Sophia Plimpton’s interest in gardening led her to found the Garden Club of Hingham. She and her husband Harold lived in a sprawling estate in the fashionable Cole Street area (now 61 Burditt Avenue). Their property overlooked Hingham Harbor and boasted an orchard, grapevines, extensive gardens, a reflecting pool, and a tennis court. In April of 1924, Sophia placed an advertisement in the Hingham Journal inviting fellow Hinghamites interested in forming a garden club to meet at the town offices on April 22. Fifty people attended and elected officers. On May 14th, the first formal meeting of the Garden Club of Hingham was held at the Annex of the Old Ordinary, a location today’s Club still frequents. The first program was a lantern-slide lecture by Fletcher Steele, a famous landscape architect who designed over seven hundred gardens including Naumkeag in Stockbridge, MA, and the Fletcher Steele Garden (formerly the Spaulding Estate) in Milton. The topic of his lecture was “Colonial Tradition in Garden Design and Its Place in The Modern Garden.”
 

In 1927, the Garden Club of Hingham became one of fourteen charter members of the newly formed Garden Club Federation of Massachusetts. By 1929 the Club had two hundred members, most of whom were couples that summered in Hingham but had winter homes in Boston, Brookline, or Milton. Many of the men took the summers off from work to enjoy their Hingham homes and most employed gardeners to plant and maintain their properties. Popular Club activities at the time were garden visits and bird walks. Over the years, the Club has continued to evolve and expand its passion for horticulture, conservation, education, and community service.

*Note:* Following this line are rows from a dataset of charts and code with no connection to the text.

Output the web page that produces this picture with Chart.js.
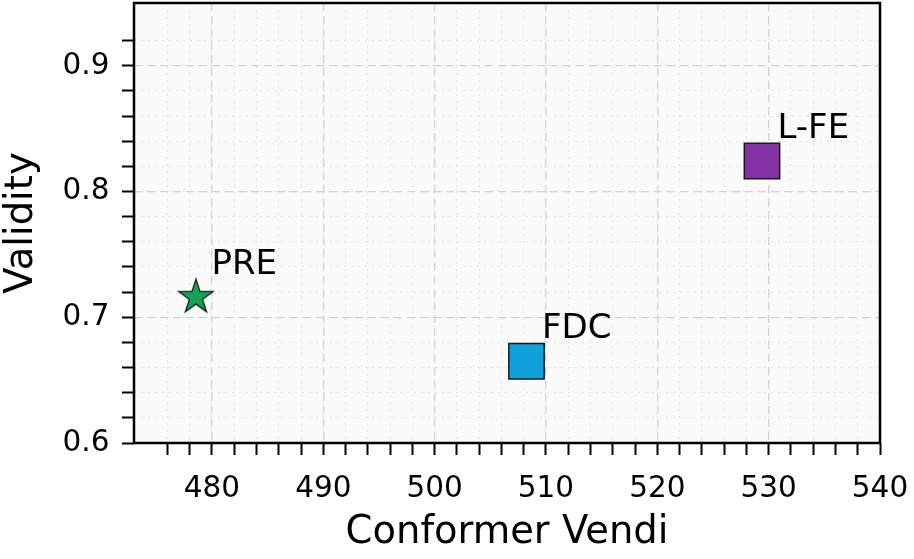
<!DOCTYPE html>
<html><head><meta charset="utf-8">
<script src="https://cdn.jsdelivr.net/npm/chart.js@4.4.0/dist/chart.umd.min.js"></script>
<style>html,body{margin:0;padding:0;background:#fff}canvas{display:block}</style>
</head><body>
<canvas id="c" width="914" height="559"></canvas>
<script>
const methods = ['PRE', 'FDC', 'L-FE'];
const vendiValues = [478.56, 508.25, 529.4];
const validityValues = [0.716, 0.665, 0.8243];
const markerColors = ['#13a454', '#0fa1dc', '#8431a8'];
const markerShapes = ['star', 'rect', 'rect'];
const xTickLabels = [480, 490, 500, 510, 520, 530, 540];
const yTickLabels = ['0.6', '0.7', '0.8', '0.9'];

const FONT = 'DejaVu Sans';
const isMult = (v, s) => Math.abs(v / s - Math.round(v / s)) < 1e-6;

function makeStar(R, fill) {
  const s = Math.ceil(2 * R + 4);
  const c = document.createElement('canvas');
  c.width = s; c.height = s;
  const ctx = c.getContext('2d');
  ctx.translate(s / 2, s / 2);
  ctx.beginPath();
  const r = R * 0.381966;
  for (let i = 0; i < 10; i++) {
    const rad = i % 2 ? r : R;
    const a = -Math.PI / 2 + i * Math.PI / 5;
    ctx.lineTo(rad * Math.cos(a), rad * Math.sin(a));
  }
  ctx.closePath();
  ctx.fillStyle = fill;
  ctx.fill();
  ctx.lineWidth = 1.3;
  ctx.strokeStyle = '#1a1a1a';
  ctx.stroke();
  return c;
}

const datasets = methods.map((m, i) => ({
  label: m,
  data: [{ x: vendiValues[i], y: validityValues[i] }],
  pointStyle: markerShapes[i] === 'star' ? makeStar(18, markerColors[i]) : 'rect',
  pointRadius: 25,
  pointHoverRadius: 25,
  backgroundColor: markerColors[i],
  borderColor: '#1a1a1a',
  borderWidth: 1.5
}));

const bgPlugin = {
  id: 'bg',
  beforeDraw(chart) {
    const { ctx, chartArea: a } = chart;
    ctx.save();
    ctx.fillStyle = '#ffffff';
    ctx.fillRect(0, 0, chart.width, chart.height);
    ctx.fillStyle = '#fafafa';
    ctx.fillRect(a.left, a.top, a.right - a.left, a.bottom - a.top);
    ctx.restore();
  },
  afterDatasetsDraw(chart) {
    const { ctx } = chart;
    ctx.save();
    ctx.font = '34px "' + FONT + '"';
    ctx.fillStyle = '#000';
    ctx.textBaseline = 'alphabetic';
    ctx.textAlign = 'left';
    chart.data.datasets.forEach((ds, i) => {
      const el = chart.getDatasetMeta(i).data[0];
      ctx.fillText(ds.label, el.x + 15.5, el.y - 23.3);
    });
    ctx.restore();
  },
  afterDraw(chart) {
    const { ctx, chartArea: a } = chart;
    ctx.save();
    ctx.strokeStyle = '#000';
    ctx.lineWidth = 2.5;
    ctx.strokeRect(a.left, a.top, a.right - a.left, a.bottom - a.top);
    ctx.restore();
  }
};

const noPad = s => { s.paddingLeft = 0; s.paddingRight = 0; s.paddingTop = 0; s.paddingBottom = 0; };

new Chart(document.getElementById('c'), {
  type: 'scatter',
  data: { datasets },
  options: {
    responsive: false,
    animation: false,
    devicePixelRatio: 1,
    layout: { autoPadding: false, padding: { left: 0, right: 34, top: 3, bottom: 0 } },
    plugins: { legend: { display: false }, tooltip: { enabled: false } },
    scales: {
      x: {
        type: 'linear', position: 'bottom', min: 473, max: 540,
        afterBuildTicks: s => { s.ticks = s.ticks.filter(t => isMult(t.value, 2)); },
        ticks: {
          stepSize: 2, autoSkip: false, maxRotation: 0, minRotation: 0,
          font: { family: FONT, size: 29.5 }, color: '#000', padding: 17,
          callback: v => (isMult(v, 10) && xTickLabels.includes(Math.round(v))) ? String(Math.round(v)) : ''
        },
        grid: { color: '#e2e2e2', lineWidth: 1, tickColor: '#000', tickWidth: 2, tickLength: 12, drawTicks: true },
        border: { display: false, dash: [2, 5] },
        title: { display: true, text: 'Conformer Vendi', color: '#000',
          font: { family: FONT, size: 38.5, lineHeight: 1 }, padding: { top: 0, bottom: 6.5 } },
        afterFit: s => { s.height = 116; noPad(s); }
      },
      y: {
        type: 'linear', position: 'left', min: 0.6, max: 0.95,
        afterBuildTicks: s => { s.ticks = s.ticks.filter(t => isMult(t.value, 0.02) && t.value < 0.945); },
        ticks: {
          stepSize: 0.02, autoSkip: false,
          font: { family: FONT, size: 29.5 }, color: '#000', padding: 12.5,
          callback: v => {
            const lab = v.toFixed(1);
            return (isMult(v, 0.1) && yTickLabels.includes(lab)) ? lab : '';
          }
        },
        grid: { color: '#e2e2e2', lineWidth: 1, tickColor: '#000', tickWidth: 2, tickLength: 12, drawTicks: true },
        border: { display: false, dash: [2, 5] },
        title: { display: true, text: 'Validity', color: '#000',
          font: { family: FONT, size: 38.5, lineHeight: 1 }, padding: { top: 3, bottom: 0 } },
        afterFit: s => { s.width = 134; noPad(s); }
      },
      xMajor: {
        type: 'linear', position: 'top', min: 473, max: 540,
        afterBuildTicks: s => { s.ticks = s.ticks.filter(t => isMult(t.value, 10)); },
        ticks: { display: false, stepSize: 10 },
        grid: { color: '#d2d2d2', lineWidth: 1.3, drawTicks: false },
        border: { display: false, dash: [8, 5] },
        afterFit: s => { s.height = 0; noPad(s); }
      },
      yMajor: {
        type: 'linear', position: 'right', min: 0.6, max: 0.95,
        afterBuildTicks: s => { s.ticks = s.ticks.filter(t => isMult(t.value, 0.1)); },
        ticks: { display: false, stepSize: 0.1 },
        grid: { color: '#d2d2d2', lineWidth: 1.3, drawTicks: false },
        border: { display: false, dash: [8, 5] },
        afterFit: s => { s.width = 0; noPad(s); }
      }
    }
  },
  plugins: [bgPlugin]
});
</script>
</body></html>
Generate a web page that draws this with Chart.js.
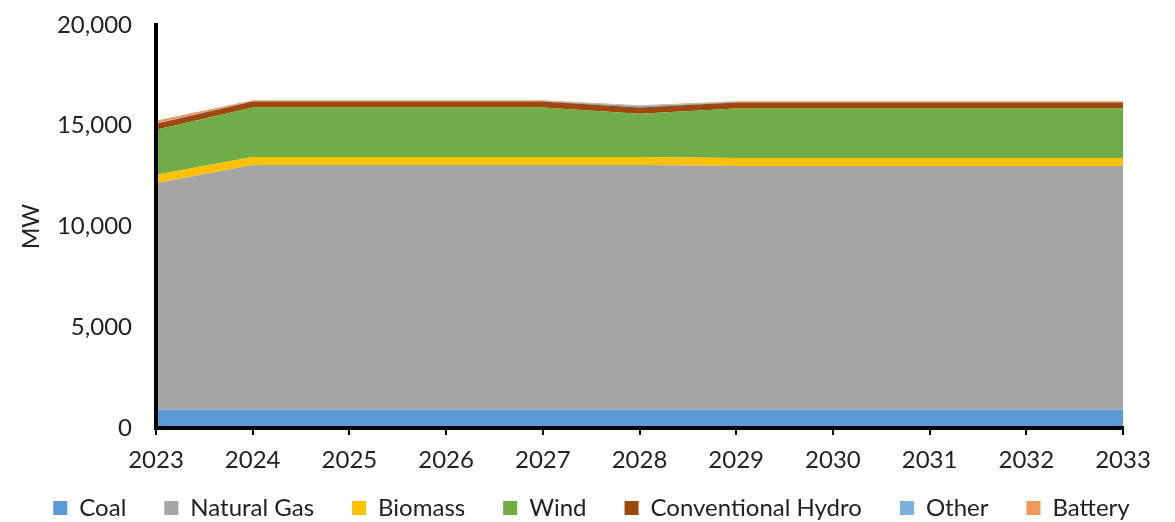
<!DOCTYPE html>
<html>
<head>
<meta charset="utf-8">
<script src="https://cdn.jsdelivr.net/npm/chart.js@4/dist/chart.umd.min.js"></script>
<style>
    html, body { margin: 0; padding: 0; background: #fff; }
    #wrap { width: 1175px; height: 522px; }
</style>
</head>
<body>
<div id="wrap"><canvas id="chartCapacity"></canvas></div>
<script>
const years = ['2023', '2024', '2025', '2026', '2027', '2028', '2029', '2030', '2031', '2032', '2033'];
const coal = [900, 900, 900, 900, 900, 900, 900, 900, 900, 900, 900];
const naturalGas = [11250, 12150, 12150, 12150, 12150, 12150, 12100, 12100, 12100, 12100, 12100];
const biomass = [420, 400, 400, 400, 400, 400, 400, 400, 400, 400, 400];
const wind = [2230, 2450, 2450, 2450, 2450, 2150, 2450, 2450, 2450, 2450, 2450];
const hydro = [300, 300, 300, 300, 300, 300, 300, 300, 300, 300, 300];
const other = [30, 30, 30, 30, 30, 80, 30, 30, 30, 30, 30];
const battery = [120, 40, 40, 40, 40, 40, 40, 40, 40, 40, 40];
const yTicks = [0, 5000, 10000, 15000, 20000];

const font = "Lato, 'Open Sans', sans-serif";

function area(label, data, color, idx) {
    return {
        label: label,
        data: data,
        backgroundColor: color,
        borderColor: color,
        borderWidth: 0,
        pointRadius: 0,
        fill: idx === 0 ? 'origin' : '-1',
        tension: 0
    };
}

new Chart(document.getElementById('chartCapacity'), {
    type: 'line',
    data: {
        labels: years,
        datasets: [
            area('Coal', coal, '#5b9bd5', 0),
            area('Natural Gas', naturalGas, '#a5a5a5', 1),
            area('Biomass', biomass, '#ffc000', 2),
            area('Wind', wind, '#70ad47', 3),
            area('Conventional Hydro', hydro, '#9e480e', 4),
            area('Other', other, '#7cafdd', 5),
            area('Battery', battery, '#f1975a', 6)
        ]
    },
    options: {
        responsive: true,
        maintainAspectRatio: false,
        animation: false,
        layout: { padding: { top: 0, right: 0, left: 8, bottom: -8 } },
        plugins: {
            tooltip: { enabled: false },
            legend: {
                position: 'bottom',
                labels: {
                    font: { family: font, size: 24 },
                    color: '#222',
                    boxWidth: 14,
                    boxHeight: 14,
                    padding: 38,
                    useBorderRadius: false
                }
            }
        },
        scales: {
            x: {
                offset: false,
                afterFit: (axis) => {
                    axis.height = 30;
                    axis.paddingRight = 52;
                    // labels sit lower than the axis box, so don't clip them to it
                    axis._computeLabelArea = () => null;
                },
                grid: { display: true, drawOnChartArea: false, drawTicks: true, tickLength: 7, color: '#000', lineWidth: 2, z: 1 },
                border: { color: '#000', width: 4, z: 1 },
                ticks: { font: { family: font, size: 24 }, color: '#222', padding: 11, maxRotation: 0 }
            },
            y: {
                stacked: true,
                min: 0,
                max: 20000,
                afterFit: (axis) => {
                    axis.width = 148;
                    axis.paddingTop = 25;
                    axis.paddingBottom = 0;
                },
                afterBuildTicks: (axis) => { axis.ticks = yTicks.map(v => ({ value: v })); },
                grid: { display: false, drawTicks: false },
                border: { color: '#000', width: 4, z: 1 },
                title: { display: true, text: 'MW', font: { family: font, size: 23 }, color: '#222', padding: { top: 10, bottom: 0 } },
                ticks: {
                    font: { family: font, size: 24 },
                    color: '#222',
                    padding: 24,
                    callback: (v) => v.toLocaleString('en-US')
                }
            }
        }
    }
});
</script>
</body>
</html>
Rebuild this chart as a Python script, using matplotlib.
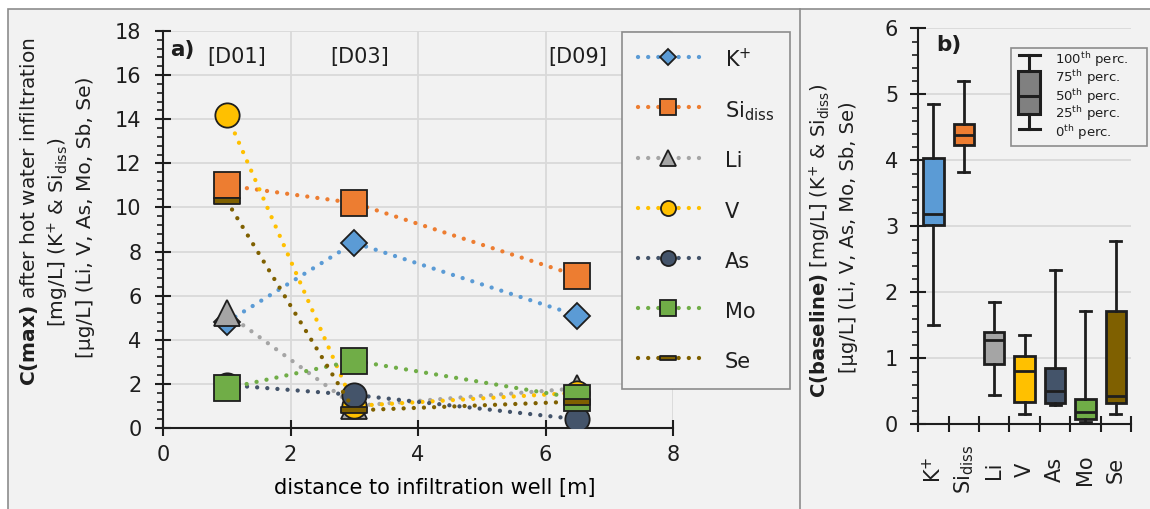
import matplotlib.pyplot as plt
from matplotlib.lines import Line2D
from matplotlib.patches import Rectangle
from matplotlib.path import Path
from matplotlib.ticker import MultipleLocator, FixedLocator
from matplotlib.transforms import blended_transform_factory

plt.rcParams['font.family'] = ['DejaVu Sans']
plt.rcParams['mathtext.fontset'] = 'dejavusans'
plt.rcParams['text.color'] = '#1e1e1e'

W, H = 1150, 509


def fx(px):
    return px / W


def fy(py):
    return 1 - py / H


# a) maximum concentration after the hot water infiltration
distance = [1.0, 3.0, 6.5]
wells = ['[D01]', '[D03]', '[D09]']
well_x = [1.15, 3.08, 6.5]
k_max = [4.8, 8.4, 5.1]
si_max = [11.0, 10.2, 6.9]
li_max = [5.2, 1.0, 1.8]
v_max = [14.2, 1.0, 1.6]
as_max = [1.95, 1.5, 0.4]
mo_max = [1.8, 3.05, 1.35]
se_max = [10.3, 0.8, 1.2]

# b) baseline percentiles (0th, 25th, 50th, 75th, 100th)
elements = ['K$^{+}$', 'Si$_{\\mathrm{diss}}$', 'Li', 'V', 'As', 'Mo', 'Se']
p0 = [1.50, 3.82, 0.45, 0.15, 0.29, 0.03, 0.15]
p25 = [3.02, 4.23, 0.91, 0.34, 0.32, 0.08, 0.32]
p50 = [3.18, 4.38, 1.28, 0.81, 0.50, 0.18, 0.43]
p75 = [4.04, 4.55, 1.40, 1.04, 0.86, 0.39, 1.71]
p100 = [4.85, 5.20, 1.86, 1.35, 2.34, 1.72, 2.77]

colors = ['#5b9bd5', '#ed7d31', '#a5a5a5', '#ffc000', '#44546a', '#70ad47', '#7f6000']
edge = '#1e1e1e'

# flat bar marker for Se
se_bar = Path([(-1, -0.2), (1, -0.2), (1, 0.2), (-1, 0.2), (-1, -0.2)], closed=True)

fig = plt.figure(figsize=(W / 100, H / 100), dpi=100)
fig.patch.set_facecolor('white')

# grey background with frame, split into the two panels
fig.add_artist(Rectangle((fx(8), -0.05), 1.0, fy(9) + 0.05, transform=fig.transFigure,
                         fc='#f2f2f2', ec='#8c8c8c', lw=1.2, zorder=-5))
fig.add_artist(Line2D([fx(800), fx(800)], [0, fy(9)], transform=fig.transFigure,
                      color='#8c8c8c', lw=1.2, zorder=-4))

# ---- panel a ----
ax_a = fig.add_axes([fx(163), fy(428), (673 - 163) / W, (428 - 31) / H])
ax_a.set_facecolor('none')

series = [
    ('K$^{+}$', k_max, 'D', 13.2),
    ('Si$_{\\mathrm{diss}}$', si_max, 's', 18.7),
    ('Li', li_max, '^', 18.5),
    ('V', v_max, 'o', 17.5),
    ('As', as_max, 'o', 17.5),
    ('Mo', mo_max, 's', 18.7),
    ('Se', se_max, se_bar, 18.7),
]
for i, (lab, vals, mk, ms) in enumerate(series):
    ax_a.plot(distance, vals, color=colors[i], lw=3.1, linestyle=(0, (0.01, 2.35)),
              dash_capstyle='round', marker=mk, ms=ms, mfc=colors[i], mec=edge,
              mew=1.3, label=lab, zorder=3 + i)

for x, lab in zip(well_x, wells):
    ax_a.text(x, 16.8, lab, ha='center', va='center', fontsize=15)

ax_a.set_xlim(0, 8)
ax_a.set_ylim(0, 18)
ax_a.xaxis.set_major_locator(MultipleLocator(2))
ax_a.yaxis.set_major_locator(MultipleLocator(2))
ax_a.yaxis.set_minor_locator(MultipleLocator(0.4))
ax_a.grid(True, which='major', color='#d9d9d9', lw=1.3)
ax_a.set_axisbelow(True)
for s in ['top', 'right']:
    ax_a.spines[s].set_visible(False)
for s in ['left', 'bottom']:
    ax_a.spines[s].set_color(edge)
    ax_a.spines[s].set_linewidth(1.5)
ax_a.tick_params(which='major', direction='inout', length=11, width=1.5, color=edge,
                 labelsize=15, labelcolor='#1e1e1e')
ax_a.tick_params(axis='y', which='major', pad=10)
ax_a.tick_params(axis='x', which='major', pad=7)
ax_a.tick_params(which='minor', direction='out', length=4, width=1.2, color=edge)

ax_a.set_xlabel('distance to infiltration well [m]', fontsize=15)
ax_a.xaxis.set_label_coords((435 - 163) / 510, (428 - 488) / 397)
ax_a.xaxis.label.set_va('center')

leg = ax_a.legend(loc='upper left', bbox_to_anchor=(fx(622), fy(32)),
                  bbox_transform=fig.transFigure, fontsize=15, markerscale=0.62,
                  handlelength=2.95, handleheight=1.45, handletextpad=1.25,
                  labelspacing=1.22, borderpad=0.75, borderaxespad=0,
                  fancybox=False, framealpha=1, facecolor='#f2f2f2', edgecolor='#8c8c8c')
leg.get_frame().set_linewidth(1.2)

fig.text(fx(182), fy(50), 'a)', fontsize=15.5, fontweight='bold', ha='center', va='center')
fig.text(fx(29), fy(212), r'$\mathbf{C(max)}$ after hot water infiltration',
         rotation=90, ha='center', va='center', fontsize=14.5)
fig.text(fx(58), fy(232), r'[mg/L] (K$^{+}$ & Si$_{\mathrm{diss}}$)',
         rotation=90, ha='center', va='center', fontsize=14.5)
fig.text(fx(86), fy(217), '[µg/L] (Li, V, As, Mo, Sb, Se)',
         rotation=90, ha='center', va='center', fontsize=14.5)

# ---- panel b ----
ax_b = fig.add_axes([fx(918.3), fy(424.3), (1131 - 918.3) / W, (424.3 - 28.3) / H])
ax_b.set_facecolor('none')
ax_b.set_zorder(0)

stats = [dict(whislo=p0[i], q1=p25[i], med=p50[i], q3=p75[i], whishi=p100[i], fliers=[])
         for i in range(len(elements))]
bp = ax_b.bxp(stats, positions=range(1, len(elements) + 1), widths=0.67, capwidths=0.36,
              patch_artist=True, showfliers=False, manage_ticks=False,
              boxprops=dict(lw=2, edgecolor=edge),
              medianprops=dict(color=edge, lw=2),
              whiskerprops=dict(color=edge, lw=2),
              capprops=dict(color=edge, lw=2))
for patch, c in zip(bp['boxes'], colors):
    patch.set_facecolor(c)

ax_b.set_xlim(0.5, len(elements) + 0.5)
ax_b.set_ylim(0, 6)
ax_b.xaxis.set_major_locator(FixedLocator([i + 0.5 for i in range(len(elements) + 1)]))
ax_b.yaxis.set_major_locator(MultipleLocator(1))
ax_b.yaxis.set_minor_locator(MultipleLocator(0.2))
ax_b.grid(True, axis='y', which='major', color='#d9d9d9', lw=1.3)
ax_b.set_axisbelow(True)
for s in ['top', 'right']:
    ax_b.spines[s].set_visible(False)
for s in ['left', 'bottom']:
    ax_b.spines[s].set_color(edge)
    ax_b.spines[s].set_linewidth(1.5)
ax_b.tick_params(which='major', direction='inout', length=11, width=1.5, color=edge,
                 labelsize=15, labelcolor='#1e1e1e', pad=9)
ax_b.tick_params(axis='x', labelbottom=False)
ax_b.tick_params(which='minor', direction='out', length=4, width=1.2, color=edge)

trans = blended_transform_factory(ax_b.transData, ax_b.transAxes)
for pos, name in enumerate(elements, start=1):
    ax_b.text(pos, -0.115, name, transform=trans, rotation=90, ha='center', va='center',
              fontsize=15)

fig.text(fx(949), fy(45), 'b)', fontsize=15.5, fontweight='bold', ha='center', va='center')
fig.text(fx(820), fy(241), r'$\mathbf{C(baseline)}$ [mg/L] (K$^{+}$ & Si$_{\mathrm{diss}}$)',
         rotation=90, ha='center', va='center', fontsize=14)
fig.text(fx(848), fy(237), '[µg/L] (Li, V, As, Mo, Sb, Se)',
         rotation=90, ha='center', va='center', fontsize=14)

# percentile key for the box plots
fig.add_artist(Rectangle((fx(1011), fy(146)), (1147 - 1011) / W, (146 - 48) / H,
                         transform=fig.transFigure, fc='#f2f2f2', ec='#8c8c8c', lw=1.2,
                         zorder=1))
key_pct = dict(whislo=6.7, q1=24.7, med=46.2, q3=75.6, whishi=94.1, fliers=[])
ax_k = fig.add_axes([fx(1008), fy(135), 42 / W, 85 / H])
ax_k.set_zorder(2)
ax_k.axis('off')
ax_k.bxp([key_pct], positions=[0], widths=1.05, capwidths=1.0, patch_artist=True,
         showfliers=False, manage_ticks=False,
         boxprops=dict(lw=2.2, edgecolor=edge, facecolor='#808080'),
         medianprops=dict(color=edge, lw=2.2),
         whiskerprops=dict(color=edge, lw=2.2),
         capprops=dict(color=edge, lw=2.2))
ax_k.set_xlim(-1, 1)
ax_k.set_ylim(0, 100)

key_labels = ['100$^{\\mathrm{th}}$ perc.', '75$^{\\mathrm{th}}$ perc.', '50$^{\\mathrm{th}}$ perc.',
              '25$^{\\mathrm{th}}$ perc.', '0$^{\\mathrm{th}}$ perc.']
key_y = [60, 78, 97, 114, 133]
for lab, py in zip(key_labels, key_y):
    fig.text(fx(1055), fy(py), lab, fontsize=9.5, ha='left', va='center', zorder=3)

fig.savefig('out.png', dpi=100)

Today’s Club continues its mission to enhance the natural beauty of Hingham by promoting horticulture through gardening, floral and landscape design and to encourage the conservation of natural resources. The Club sponsors field trips and workshops and continues to host monthly speakers. They also tend to public gardens throughout Hingham including the gardens at the Old Ordinary, the courtyard garden and front door planters at the Hingham Public Library and Founders Park. The theme of the Club’s 2024 Centennial celebration is “Honoring our Past, Cultivating our Future”. Special events planned include a Centennial Celebration gala for members in April and a Centennial Garden Tour in June. The Club will also launch Hingham in Bloom, a special photo series celebrating Hingham’s rich flora, on their social media pages along with frequent posts throughout the year sharing the Club’s history and gardening trends over the last 100 years.